SUPPLIED DATA:
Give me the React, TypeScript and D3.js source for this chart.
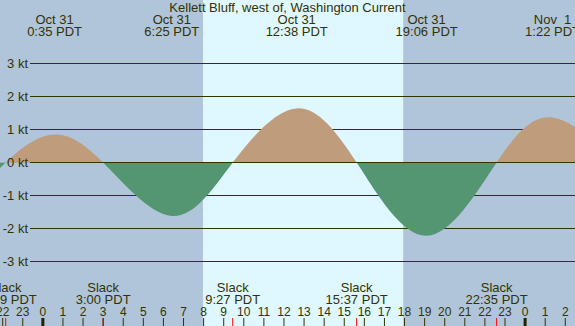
import React from "react";
import * as d3 from "d3";

const title = "Kellett Bluff, west of, Washington Current";

// current events, local PDT clock time; speed in knots (+ flood, - ebb, 0 slack)
const eventTimes = [
  "2023-10-30 15:40",
  "2023-10-30 19:00",
  "2023-10-30 22:09",
  "2023-10-31 00:35",
  "2023-10-31 03:00",
  "2023-10-31 06:25",
  "2023-10-31 09:27",
  "2023-10-31 12:38",
  "2023-10-31 15:37",
  "2023-10-31 19:06",
  "2023-10-31 22:35",
  "2023-11-01 01:22",
  "2023-11-01 04:40",
  "2023-11-01 07:40",
];
const eventSpeeds = [0, -1.4, 0, 0.85, 0, -1.62, 0, 1.64, 0, -2.22, 0, 1.36, 0, -1.5];

const sunTimes = ["2023-10-31 07:58", "2023-10-31 17:56"]; // sunrise, sunset
const viewTimes = ["2023-10-30 21:52", "2023-11-01 02:29"];
const speedTicks = [-3, -2, -1, 0, 1, 2, 3];

const width = 575;
const height = 326;
const font = "'Liberation Sans', Arial, sans-serif";
const ink = "#333300";

const parse = d3.utcParse("%Y-%m-%d %H:%M");

export default function App() {
  const events = eventTimes.map((t, i) => ({ t: parse(t) as Date, v: eventSpeeds[i] }));
  const view = viewTimes.map((t) => parse(t) as Date);
  const [sunrise, sunset] = sunTimes.map((t) => parse(t) as Date);

  const x = d3.scaleUtc().domain(view).range([0, width]);
  const y = d3.scaleLinear().domain([-3, 3]).range([261.5, 63.5]);

  const inView = (d: { t: Date }) => d.t >= view[0] && d.t <= view[1];
  const slacks = events.filter((d) => d.v === 0 && inView(d));
  const peaks = events.filter((d) => d.v !== 0 && inView(d));

  const area = d3
    .area<{ t: Date; v: number }>()
    .x((d) => x(d.t))
    .y0(y(0))
    .y1((d) => y(d.v))
    .curve(d3.curveNatural);
  const path = area(events) || "";

  const hours = x.ticks(d3.utcHour.every(1) as d3.TimeInterval);
  const fmtHour = d3.utcFormat("%-H");
  const fmtDay = d3.utcFormat("%b %e");
  const fmtTime = d3.utcFormat("%-H:%M PDT");

  return (
    <svg
      width={width}
      height={height}
      style={{ position: "absolute", left: 0, top: 0, fontFamily: font }}
    >
      <defs>
        <clipPath id="flood">
          <rect x={0} y={0} width={width} height={y(0)} />
        </clipPath>
        <clipPath id="ebb">
          <rect x={0} y={y(0)} width={width} height={height - y(0)} />
        </clipPath>
      </defs>

      {/* night / day shading */}
      <rect x={0} y={0} width={width} height={height} fill="#b0c4da" />
      <rect x={x(sunrise)} y={0} width={x(sunset) - x(sunrise)} height={height} fill="#dff7ff" />

      {/* grid */}
      {speedTicks
        .filter((s) => s !== 0)
        .map((s) => (
          <line key={s} x1={30} x2={width} y1={y(s)} y2={y(s)} stroke={ink} strokeWidth={1} />
        ))}

      {/* current curve */}
      <path d={path} fill="#bf9c7c" clipPath="url(#flood)" />
      <path d={path} fill="#549672" clipPath="url(#ebb)" />
      <line x1={30} x2={width} y1={y(0)} y2={y(0)} stroke={ink} strokeWidth={1} />

      {/* speed labels */}
      {speedTicks.map((s) => (
        <text key={s} x={28} y={y(s)} dy="0.35em" textAnchor="end" fontSize={13} fill={ink}>
          {s} kt
        </text>
      ))}

      <text x={width / 2} y={12} textAnchor="middle" fontSize={13} fill={ink}>
        {title}
      </text>

      {/* max flood / ebb labels */}
      {peaks.map((d, i) => (
        <g key={i} fontSize={13} fill={ink} textAnchor="middle">
          <text x={x(d.t)} y={24} style={{ whiteSpace: "pre" }}>
            {fmtDay(d.t)}
          </text>
          <text x={x(d.t)} y={36}>
            {fmtTime(d.t)}
          </text>
        </g>
      ))}

      {/* slack labels */}
      {slacks.map((d, i) => (
        <g key={i} fontSize={13} fill={ink} textAnchor="middle">
          <text x={x(d.t)} y={292}>
            Slack
          </text>
          <text x={x(d.t)} y={304}>
            {fmtTime(d.t)}
          </text>
          <line x1={x(d.t)} x2={x(d.t)} y1={318} y2={height} stroke="#ff0000" strokeWidth={1} />
        </g>
      ))}

      {/* hour axis */}
      {hours.map((h, i) => {
        const midnight = h.getUTCHours() === 0;
        return (
          <g key={i}>
            <line
              x1={x(h)}
              x2={x(h)}
              y1={318}
              y2={height}
              stroke={midnight ? "#222200" : ink}
              strokeWidth={midnight ? 3 : 1}
            />
            <text x={x(h)} y={316} textAnchor="middle" fontSize={12} fill={ink}>
              {fmtHour(h)}
            </text>
          </g>
        );
      })}
    </svg>
  );
}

WHAT YOU ARE ASKED TO DO: From the material above, copy everything exactly but the pictures.

WRITTEN SOLUTION:
Give me the React, TypeScript and D3.js source for this chart.
import React from "react";
import * as d3 from "d3";

const title = "Kellett Bluff, west of, Washington Current";

// current events, local PDT clock time; speed in knots (+ flood, - ebb, 0 slack)
const eventTimes = [
  "2023-10-30 15:40",
  "2023-10-30 19:00",
  "2023-10-30 22:09",
  "2023-10-31 00:35",
  "2023-10-31 03:00",
  "2023-10-31 06:25",
  "2023-10-31 09:27",
  "2023-10-31 12:38",
  "2023-10-31 15:37",
  "2023-10-31 19:06",
  "2023-10-31 22:35",
  "2023-11-01 01:22",
  "2023-11-01 04:40",
  "2023-11-01 07:40",
];
const eventSpeeds = [0, -1.4, 0, 0.85, 0, -1.62, 0, 1.64, 0, -2.22, 0, 1.36, 0, -1.5];

const sunTimes = ["2023-10-31 07:58", "2023-10-31 17:56"]; // sunrise, sunset
const viewTimes = ["2023-10-30 21:52", "2023-11-01 02:29"];
const speedTicks = [-3, -2, -1, 0, 1, 2, 3];

const width = 575;
const height = 326;
const font = "'Liberation Sans', Arial, sans-serif";
const ink = "#333300";

const parse = d3.utcParse("%Y-%m-%d %H:%M");

export default function App() {
  const events = eventTimes.map((t, i) => ({ t: parse(t) as Date, v: eventSpeeds[i] }));
  const view = viewTimes.map((t) => parse(t) as Date);
  const [sunrise, sunset] = sunTimes.map((t) => parse(t) as Date);

  const x = d3.scaleUtc().domain(view).range([0, width]);
  const y = d3.scaleLinear().domain([-3, 3]).range([261.5, 63.5]);

  const inView = (d: { t: Date }) => d.t >= view[0] && d.t <= view[1];
  const slacks = events.filter((d) => d.v === 0 && inView(d));
  const peaks = events.filter((d) => d.v !== 0 && inView(d));

  const area = d3
    .area<{ t: Date; v: number }>()
    .x((d) => x(d.t))
    .y0(y(0))
    .y1((d) => y(d.v))
    .curve(d3.curveNatural);
  const path = area(events) || "";

  const hours = x.ticks(d3.utcHour.every(1) as d3.TimeInterval);
  const fmtHour = d3.utcFormat("%-H");
  const fmtDay = d3.utcFormat("%b %e");
  const fmtTime = d3.utcFormat("%-H:%M PDT");

  return (
    <svg
      width={width}
      height={height}
      style={{ position: "absolute", left: 0, top: 0, fontFamily: font }}
    >
      <defs>
        <clipPath id="flood">
          <rect x={0} y={0} width={width} height={y(0)} />
        </clipPath>
        <clipPath id="ebb">
          <rect x={0} y={y(0)} width={width} height={height - y(0)} />
        </clipPath>
      </defs>

      {/* night / day shading */}
      <rect x={0} y={0} width={width} height={height} fill="#b0c4da" />
      <rect x={x(sunrise)} y={0} width={x(sunset) - x(sunrise)} height={height} fill="#dff7ff" />

      {/* grid */}
      {speedTicks
        .filter((s) => s !== 0)
        .map((s) => (
          <line key={s} x1={30} x2={width} y1={y(s)} y2={y(s)} stroke={ink} strokeWidth={1} />
        ))}

      {/* current curve */}
      <path d={path} fill="#bf9c7c" clipPath="url(#flood)" />
      <path d={path} fill="#549672" clipPath="url(#ebb)" />
      <line x1={30} x2={width} y1={y(0)} y2={y(0)} stroke={ink} strokeWidth={1} />

      {/* speed labels */}
      {speedTicks.map((s) => (
        <text key={s} x={28} y={y(s)} dy="0.35em" textAnchor="end" fontSize={13} fill={ink}>
          {s} kt
        </text>
      ))}

      <text x={width / 2} y={12} textAnchor="middle" fontSize={13} fill={ink}>
        {title}
      </text>

      {/* max flood / ebb labels */}
      {peaks.map((d, i) => (
        <g key={i} fontSize={13} fill={ink} textAnchor="middle">
          <text x={x(d.t)} y={24} style={{ whiteSpace: "pre" }}>
            {fmtDay(d.t)}
          </text>
          <text x={x(d.t)} y={36}>
            {fmtTime(d.t)}
          </text>
        </g>
      ))}

      {/* slack labels */}
      {slacks.map((d, i) => (
        <g key={i} fontSize={13} fill={ink} textAnchor="middle">
          <text x={x(d.t)} y={292}>
            Slack
          </text>
          <text x={x(d.t)} y={304}>
            {fmtTime(d.t)}
          </text>
          <line x1={x(d.t)} x2={x(d.t)} y1={318} y2={height} stroke="#ff0000" strokeWidth={1} />
        </g>
      ))}

      {/* hour axis */}
      {hours.map((h, i) => {
        const midnight = h.getUTCHours() === 0;
        return (
          <g key={i}>
            <line
              x1={x(h)}
              x2={x(h)}
              y1={318}
              y2={height}
              stroke={midnight ? "#222200" : ink}
              strokeWidth={midnight ? 3 : 1}
            />
            <text x={x(h)} y={316} textAnchor="middle" fontSize={12} fill={ink}>
              {fmtHour(h)}
            </text>
          </g>
        );
      })}
    </svg>
  );
}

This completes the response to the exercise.